Being Thai by birth does give one the upper hand in going the distance with service, but Samujana’s non-Thai staff, who have adopted the island as their home, were no less accommodating than their local colleagues. Marigliano’s charm was partly Italian, but his passion and fervour for Thai cuisine, both restaurant-standard and street delights, were infectious. Being no stranger myself to tropical fruits, it was amusing to watch some of my villa companions flinching at the looks of the hairy red balls (a lychee-like fruit called rambutan), the startlingly acid-green pandan paste, and the watery yet stodgy congee (savoury rice porridge) that he encouraged everyone to try.
Our Swedish Thai boxing instructor, Kriss, was no exception. Despite having fought in more than 70 matches, he gave us extremely gentle and encouraging instructions, with well-timed pats on the back, which made the session relaxing without any hint of leniency. Like Marigliano, he also considers Koh Samui as home, and lives with locals at a nearby boxing camp.
The same comforting personality was to be seen in Samujana’s South African general manager, Kurt Berman, when I met him at a barbecue pool party he had put on for guests and staff. A self-professed hospitality aficionado, he expertly leads the team I was so impressed by, with disarming manners and a good sense of humour.

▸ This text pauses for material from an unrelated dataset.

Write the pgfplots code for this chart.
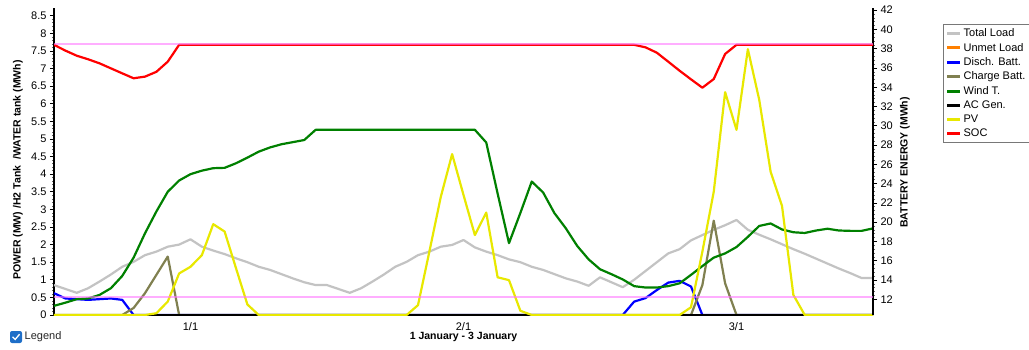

It is team effort, under Berman’s supervision, that distinguishes Samujana from many other hospitality businesses — the larger-than-life but equally lovable characters who wait on you hand and foot. In addition to the availability of an entire host of staff within the premises, as well as Michelin-star chefs and masseuses within a stone’s throw, Berman’s team have a knack for magically appearing when needed, their presence otherwise unnoticeable. The privacy this gives truly makes you feel at one with the villa, while the rest of your companions are at the gym, private cinema, on the roof terrace, or anywhere else within the spacious property.
I enjoyed one such moment when I swam in the infinity pool towards the horizon as the sun was setting, another phenomenon I had not actually bothered to observe before. I was transfixed by the sedate pace at which the fiery star slipped away into the bluish darkness of the evening sky.
Hypnotised, I realised that the Samujana team’s aim to promise guests an unforgettable experience was far more than mere marketing spiel. I had watched two natural occurrences that had passed by unnoticed during the first 25 years of my existence — first, the process that leads to a rainfall, and second, the actual start and finish of sunset. At that point, I appreciated my villa’s ascetic quality and immersed myself within its sanctuary. Similarly, these estates are platforms for calming memories — a serene and trustworthy paradise retreat for healing and rejuvenation when urban life becomes just a little too clamorous.